The first objection to this is that it destroys institutions and structures that can do so much more than the individual. Clive James is no web-sceptic. He runs a superb website — CliveJames.com — and he regards the internet as “more of a blessing than a threat”. But he is wary of this focus on the individual.
“After Lehman Brothers crashed,” he says, “The Wall Street Journal carried an analysis that is still the best thing I have seen on the subject. But the story needed half a dozen qualified financial journalists to put it together, and masses of research that no lonely blogger could possibly do . . . This throws into relief the intractable fact that the liberty which the web offers to the individual voice is also a restriction on group effort.”
Institutions — publishers, newspapers, museums, universities, schools — exist precisely because they can do more than individuals. If web 2.0 flattens everything to the level of whim and self-actualisation, then it will have done more harm than good.
A further objection to the cult’s radical individualism is that it doesn’t have the intended hyper-democratic consequences. Wikipedia, for example, has tackled inaccuracy and subversion by introducing forms of authority and control that would seem to be anathema to its founding ideals. Bloggery is forming itself into big, institutionalised aggregators such as The Huffington Post and The Daily Beast, and remains utterly parasitic on the mainstream media it affects to despise. Even Twitter is already coming to be dominated by conventional, non-web-based celebrity — Oprah Winfrey in the US and Stephen Fry over here.

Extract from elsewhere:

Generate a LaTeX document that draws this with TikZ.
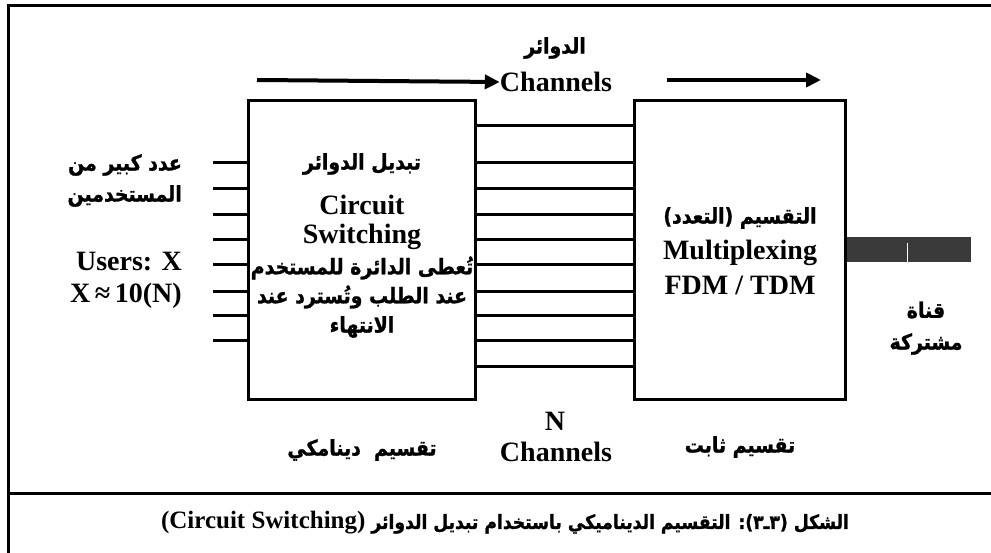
\documentclass[tikz,border=0pt]{standalone}
\usepackage{fontspec}
\setmainfont{Liberation Serif}
\newfontfamily\latinfont{Liberation Serif}
\newfontfamily\arabicfont[Script=Arabic, BoldFont={DejaVu Sans Bold}, BoldFeatures={FakeBold=1.2}, FakeStretch=0.88]{DejaVu Sans}
\TeXXeTstate=1
\usetikzlibrary{arrows.meta}
\definecolor{bargray}{HTML}{3A3A3A}
\begin{document}
\begin{tikzpicture}[x=1pt,y=-1pt,
  lat/.style={font=\fontsize{28}{30}\selectfont\latinfont\bfseries, inner sep=0pt},
  ar/.style={font=\fontsize{21.5}{24}\selectfont\arabicfont\bfseries, inner sep=0pt},
  box/.style={draw, line width=3pt, inner sep=0pt},
  wire/.style={line width=3pt},
  frame/.style={line width=3pt},
  arr/.style={line width=4pt, -{Triangle[length=15pt,width=14pt]}}]
\useasboundingbox (0,0) rectangle (991,553);
% frame
\coordinate (f1) at (8,553);
\coordinate (f2) at (8,6);
\coordinate (f3) at (991,6);
\coordinate (s1) at (8,493);
\coordinate (s2) at (991,493);
\draw[frame] (f1) -- (f2) -- (f3);
\draw[frame] (s1) -- (s2);
% boxes
\node[box, minimum width=227pt, minimum height=298pt] (csw) at (361.5,250) {};
\node[box, minimum width=211pt, minimum height=298pt] (mux) at (739.5,250) {};
% user lines
\foreach \y [count=\i] in {163,189,215,240,265,292,316,341} {
  \coordinate (u\i) at (213,\y);
  \draw[wire] (u\i) -- (u\i -| csw.west);
}
% channel lines
\foreach \y [count=\i] in {126,163,189,215,240,265,292,316,341,367} {
  \coordinate (m\i) at (555,\y);
  \draw[wire] (m\i -| csw.east) -- (m\i -| mux.west);
}
% shared channel bar
\node[fill=bargray, minimum width=124pt, minimum height=25pt, inner sep=0pt, anchor=west] (bar) at (mux.east) {};
\coordinate (w1) at (907,243);
\coordinate (w2) at (907,263);
\draw[white, line width=1pt] (w1) -- (w2);
% top labels and arrows
\node[ar] (dw) at (555,48) {\beginR الدوائر\endR};
\node[lat] (ch1) at (556,82) {Channels};
\coordinate (a1) at (257,80);
\draw[arr] (a1) -- (ch1.west);
\coordinate (a2) at (667,80);
\coordinate (a3) at (821,80);
\draw[arr] (a2) -- (a3);
% left labels
\node[ar, anchor=east] (l1) at (182,165) {\beginR عدد كبير من\endR};
\node[ar, anchor=east] (l2) at (182,196) {\beginR المستخدمين\endR};
\node[lat, anchor=east] (l3) at (182,262) {Users: X};
\node[lat, anchor=east] (l4) at (182,296) {X\,≈\,10(N)};
% left box text
\node[ar] (c1) at (362,164) {\beginR تبديل الدوائر\endR};
\node[lat] (c2) at (362,205) {Circuit};
\node[lat] (c3) at (362,237) {Switching};
\node[ar] (c4) at (362,268) {\beginR تُعطى الدائرة للمستخدم\endR};
\node[ar] (c5) at (362,297) {\beginR عند الطلب وتُسترد عند\endR};
\node[ar] (c6) at (362,327) {\beginR الانتهاء\endR};
% right box text
\node[ar] (x1) at (740,218) {\beginR التقسيم (التعدد)\endR};
\node[lat] (x2) at (740,253) {Multiplexing};
\node[lat] (x3) at (740,285) {FDM / TDM};
% shared channel label
\node[ar] (q1) at (926,310) {\beginR قناة\endR};
\node[ar] (q2) at (926,344) {\beginR مشتركة\endR};
% bottom labels
\node[lat] (n1) at (555,421) {N};
\node[lat] (ch2) at (556,452) {Channels};
\node[ar] (b1) at (362,450) {\beginR تقسيم\ \ دينامكي\endR};
\node[ar] (b2) at (740,447) {\beginR تقسيم ثابت\endR};
% caption
\node[inner sep=0pt, font=\fontsize{19.5}{22}\selectfont\arabicfont\bfseries] (cap) at (505,523)
  {\beginR الشكل (٣ـ٣): التقسيم الديناميكي باستخدام تبديل الدوائر {\fontsize{25}{28}\selectfont\latinfont\bfseries\beginL(Circuit Switching)\endL}\endR};
\end{tikzpicture}
\end{document}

The slightly more sinister aspect of this is that excessive individualism leads with astonishing rapidity to slavish conformity. The banking crisis may not have been caused by the internet but it was certainly fuelled by the way connectivity and speed created a market in which everybody was gripped by the hysteria of the herd.

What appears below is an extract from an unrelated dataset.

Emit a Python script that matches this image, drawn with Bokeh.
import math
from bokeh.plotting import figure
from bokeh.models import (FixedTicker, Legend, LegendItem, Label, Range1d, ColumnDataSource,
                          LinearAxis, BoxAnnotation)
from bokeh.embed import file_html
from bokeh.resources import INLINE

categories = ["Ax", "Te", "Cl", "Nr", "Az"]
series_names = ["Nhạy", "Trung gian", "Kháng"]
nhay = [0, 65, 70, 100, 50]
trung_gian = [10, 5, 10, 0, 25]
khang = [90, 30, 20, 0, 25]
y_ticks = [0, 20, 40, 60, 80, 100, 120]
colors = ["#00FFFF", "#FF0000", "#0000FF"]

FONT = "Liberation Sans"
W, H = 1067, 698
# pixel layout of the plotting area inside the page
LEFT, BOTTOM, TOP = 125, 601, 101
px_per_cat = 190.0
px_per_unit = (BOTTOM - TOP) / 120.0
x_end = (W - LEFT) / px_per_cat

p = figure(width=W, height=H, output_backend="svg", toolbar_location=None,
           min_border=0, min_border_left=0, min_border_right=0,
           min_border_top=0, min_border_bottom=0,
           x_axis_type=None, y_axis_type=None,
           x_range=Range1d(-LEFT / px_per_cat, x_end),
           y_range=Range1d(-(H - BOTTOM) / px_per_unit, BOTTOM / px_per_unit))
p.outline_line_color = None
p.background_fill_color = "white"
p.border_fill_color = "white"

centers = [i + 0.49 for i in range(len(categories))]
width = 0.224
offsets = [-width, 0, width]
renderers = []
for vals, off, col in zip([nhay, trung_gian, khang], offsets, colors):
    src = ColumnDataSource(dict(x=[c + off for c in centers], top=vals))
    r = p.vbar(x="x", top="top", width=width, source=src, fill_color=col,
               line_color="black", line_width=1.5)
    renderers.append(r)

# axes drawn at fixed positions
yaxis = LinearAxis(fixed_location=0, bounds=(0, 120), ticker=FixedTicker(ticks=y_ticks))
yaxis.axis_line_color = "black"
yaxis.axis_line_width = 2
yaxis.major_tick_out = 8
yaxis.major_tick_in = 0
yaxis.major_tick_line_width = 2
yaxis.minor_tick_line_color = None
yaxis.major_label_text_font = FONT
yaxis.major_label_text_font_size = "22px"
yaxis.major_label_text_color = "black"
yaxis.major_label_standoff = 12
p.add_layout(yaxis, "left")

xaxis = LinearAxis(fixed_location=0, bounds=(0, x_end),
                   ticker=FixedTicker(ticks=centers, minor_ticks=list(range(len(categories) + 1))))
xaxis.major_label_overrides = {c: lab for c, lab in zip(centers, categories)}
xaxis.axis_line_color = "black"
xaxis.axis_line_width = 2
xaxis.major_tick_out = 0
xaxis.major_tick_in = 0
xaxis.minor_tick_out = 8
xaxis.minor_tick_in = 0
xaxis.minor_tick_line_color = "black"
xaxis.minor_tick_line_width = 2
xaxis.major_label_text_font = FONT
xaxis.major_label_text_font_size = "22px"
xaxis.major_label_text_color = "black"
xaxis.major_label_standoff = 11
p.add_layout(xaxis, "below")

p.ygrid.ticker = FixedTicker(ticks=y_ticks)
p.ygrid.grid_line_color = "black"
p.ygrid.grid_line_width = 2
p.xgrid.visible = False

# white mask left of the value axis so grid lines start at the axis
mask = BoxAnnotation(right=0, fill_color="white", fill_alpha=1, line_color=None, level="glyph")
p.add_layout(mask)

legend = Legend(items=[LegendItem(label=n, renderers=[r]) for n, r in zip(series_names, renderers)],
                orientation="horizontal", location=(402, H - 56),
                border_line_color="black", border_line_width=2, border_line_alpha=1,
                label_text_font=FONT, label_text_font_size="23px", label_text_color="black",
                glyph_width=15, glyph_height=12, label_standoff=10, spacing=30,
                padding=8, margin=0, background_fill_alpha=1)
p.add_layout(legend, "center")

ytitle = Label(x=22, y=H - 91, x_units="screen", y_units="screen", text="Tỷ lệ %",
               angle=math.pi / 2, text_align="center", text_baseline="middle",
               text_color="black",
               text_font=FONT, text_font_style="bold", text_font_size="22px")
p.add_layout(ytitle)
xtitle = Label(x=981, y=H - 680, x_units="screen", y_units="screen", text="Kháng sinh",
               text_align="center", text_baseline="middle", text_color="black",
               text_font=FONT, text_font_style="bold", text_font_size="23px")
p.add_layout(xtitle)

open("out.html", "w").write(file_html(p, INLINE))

“There seems to be an inverse correlation between technological speed and intellectual diversity,” observes Andrew Keen, author of The Cult of the Amateur: How Today’s Internet is Killing Our Culture and Assaulting Our Economy.

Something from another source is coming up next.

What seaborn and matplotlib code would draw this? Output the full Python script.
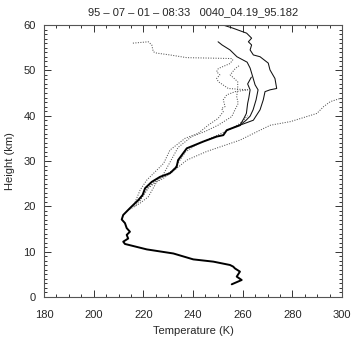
import matplotlib
matplotlib.use("Agg")
import matplotlib.pyplot as plt
from matplotlib.ticker import MultipleLocator
import seaborn as sns
import pandas as pd

sns.set_style("ticks")
plt.rcParams['font.family'] = ['Liberation Sans', 'DejaVu Sans']

title = "95 – 07 – 01 – 08:33   0040_04.19_95.182"
xlabel = "Temperature (K)"
ylabel = "Height (km)"
xticks = [180, 200, 220, 240, 260, 280, 300]
yticks = [0, 10, 20, 30, 40, 50, 60]

# Main lidar profile (lower part, shared by all solid curves)
main_h = [2.8, 3.75, 4.5, 5.6, 6.3, 6.7, 7.06, 7.8, 8.3, 9.6, 10.5, 11.7, 12.2, 12.9,
          13.7, 14.4, 15.2, 16.3, 17.1, 18.1, 19.6, 21.4, 22.5, 24.0, 25.4, 26.5,
          27.3, 28.7, 30.2, 32.8, 34.3, 35.4, 35.7, 36.8, 37.9]
main_t = [255.6, 259.6, 257.6, 258.9, 256.9, 256.2, 254.9, 248.2, 240.1, 232.1, 221.4,
          212.6, 211.9, 213.9, 213.3, 214.6, 213.3, 212.6, 211.3, 211.9, 214.6, 218.0,
          219.7, 220.7, 223.4, 226.7, 230.7, 233.4, 234.0, 237.5, 244.2, 249.6, 252.2,
          253.6, 258.9]

# Upper solid branches
s1_h = [60.0, 59.3, 58.2, 57.1, 56.3, 55.6, 54.5, 53.4, 53.0, 51.6, 50.1, 48.2, 46.0,
        45.7, 45.3, 43.5, 41.3, 40.2, 39.0, 37.9]
s1_t = [252.1, 256.1, 261.6, 263.6, 262.3, 263.6, 263.0, 264.3, 267.0, 270.3, 271.0,
        273.0, 273.7, 271.0, 269.0, 268.3, 267.0, 265.7, 264.3, 258.9]
s2_h = [56.3, 55.6, 54.5, 53.0, 51.8, 50.5, 48.3, 46.8, 45.7, 43.5, 41.3, 39.9, 39.0, 37.9]
s2_t = [250.1, 251.7, 254.9, 257.7, 261.8, 263.0, 264.2, 265.0, 266.2, 265.4, 264.2,
        263.0, 261.4, 258.9]
s3_h = [48.5, 47.0, 45.7, 44.0, 42.7, 40.5, 39.4, 37.9]
s3_t = [263.5, 262.0, 263.0, 262.5, 262.0, 261.5, 260.5, 258.9]

# Dotted comparison profiles
d1_h = [19.0, 20.7, 22.1, 25.4, 26.2, 27.6, 30.2, 32.1, 34.6, 36.8, 37.9, 38.7, 40.5,
        42.0, 43.1, 43.8]
d1_t = [213.5, 218.7, 222.0, 225.4, 228.1, 231.7, 237.5, 245.5, 258.9, 267.0, 271.2,
        279.3, 289.9, 292.6, 295.3, 299.3]
d2_h = [56.0, 56.3, 55.6, 54.1, 53.8, 53.4, 52.8, 52.7, 52.6, 52.3, 51.5, 50.4, 49.7,
        49.0, 48.2, 47.5, 46.0, 45.7, 45.3, 44.6, 43.5, 42.0, 41.6, 40.9, 39.4, 37.9,
        36.1, 35.0, 32.4, 29.5, 25.8, 23.6, 20.0]
d2_t = [215.8, 222.0, 223.4, 224.0, 225.4, 230.7, 237.5, 246.9, 255.6, 256.0, 254.9,
        250.2, 249.5, 250.8, 249.5, 250.2, 254.2, 262.0, 257.0, 253.6, 252.2, 252.9,
        251.5, 252.2, 250.1, 246.1, 242.1, 236.8, 230.7, 228.2, 221.4, 218.7, 216.0]
d3_h = [51.0, 50.4, 49.0, 47.5, 46.0, 44.2, 42.7, 41.3, 39.8, 37.9, 36.5, 35.4, 33.0,
        30.0, 27.0, 24.0, 21.0]
d3_t = [258.5, 257.0, 255.0, 258.0, 258.0, 257.6, 258.2, 256.9, 255.6, 250.1, 244.8,
        239.5, 234.0, 231.0, 228.0, 221.5, 218.5]
d4_h = [20.0, 22.0, 24.0, 26.0, 28.0, 30.0, 32.0, 34.0, 35.5, 37.0, 38.5, 40.0]
d4_t = [216.5, 219.5, 222.0, 226.5, 232.0, 234.5, 237.0, 242.5, 249.0, 255.0, 259.5, 262.0]

fig = plt.figure(figsize=(3.54, 3.38), dpi=100)
ax = fig.add_axes([0.1243, 0.1213, 0.8418, 0.8047])

def draw(h, t, ls, lw, color):
    df = pd.DataFrame({"T": t, "h": h})
    sns.lineplot(data=df, x="T", y="h", sort=False, estimator=None, ax=ax,
                 color=color, linestyle=ls, linewidth=lw)

for h, t in [(d1_h, d1_t), (d2_h, d2_t), (d3_h, d3_t), (d4_h, d4_t)]:
    draw(h, t, (0, (1, 1.4)), 0.75, "#555555")
draw(main_h, main_t, "-", 1.4, "black")
for h, t in [(s1_h, s1_t), (s2_h, s2_t), (s3_h, s3_t)]:
    draw(h, t, "-", 0.75, "#111111")

ax.set_xlim(180, 300)
ax.set_ylim(0, 60)
ax.set_xticks(xticks)
ax.set_yticks(yticks)
ax.set_xticklabels([str(v) for v in xticks])
ax.set_yticklabels([str(v) for v in yticks])
ax.xaxis.set_minor_locator(MultipleLocator(5))
ax.yaxis.set_minor_locator(MultipleLocator(1))
ax.tick_params(which="both", direction="in", top=True, right=True, color="#333333",
               labelsize=8, width=0.7)
ax.tick_params(axis="x", which="major", length=5, pad=9)
ax.tick_params(axis="y", which="major", length=5, pad=6)
ax.tick_params(which="minor", length=2.5)
for sp in ax.spines.values():
    sp.set_color("#555555")
    sp.set_linewidth(0.8)
ax.set_xlabel(xlabel, fontsize=8, labelpad=5)
ax.set_ylabel(ylabel, fontsize=8, labelpad=6)
ax.set_title(title, fontsize=8, pad=7)

fig.savefig("out.png", dpi=100)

Or there is the weird phenomenon of flash mobs. People agree by text message or tweet to assemble in one place and, suddenly, do so. This was originally intended as a joke or art piece designed to demonstrate sheep-like conformity, but it rapidly became an aspect of cultish libertarianism. It doesn’t work. Flash mobs in Russia are simply prevented by cutting off mobile-phone coverage. Old-world politics is more powerful than the web.
And, finally, the everything-free, massively deflationary effects of the web may be over. Rupert Murdoch, head of The Sunday Times’s parent company, has said he is thinking of charging for online versions of his papers. The hard fact that somebody, somehow, has to pay for all this is breaking into web heaven.
The cult is the problem. I know that this article — it always happens — will be sneered at all over the web by people who cannot think for themselves because they are blindly faithful to the idea that the web is the future, all of it. I will be called a Luddite.
It is the cultists who threaten the web. They are the ones encouraging dreams of a utopia of the self. They fail to see that the web is just one more product of the biology, culture and history that make us what we are. In the real world, it is wonderful, certainly, but it is also porn, online brothels, privacy invasions, hucksterism, mindless babble and the vacant gaze that always accompanies the mindless pursuit of the new. The web is human and fallen; it is bestial as much as it is angelic. There are no new worlds. There is only this one.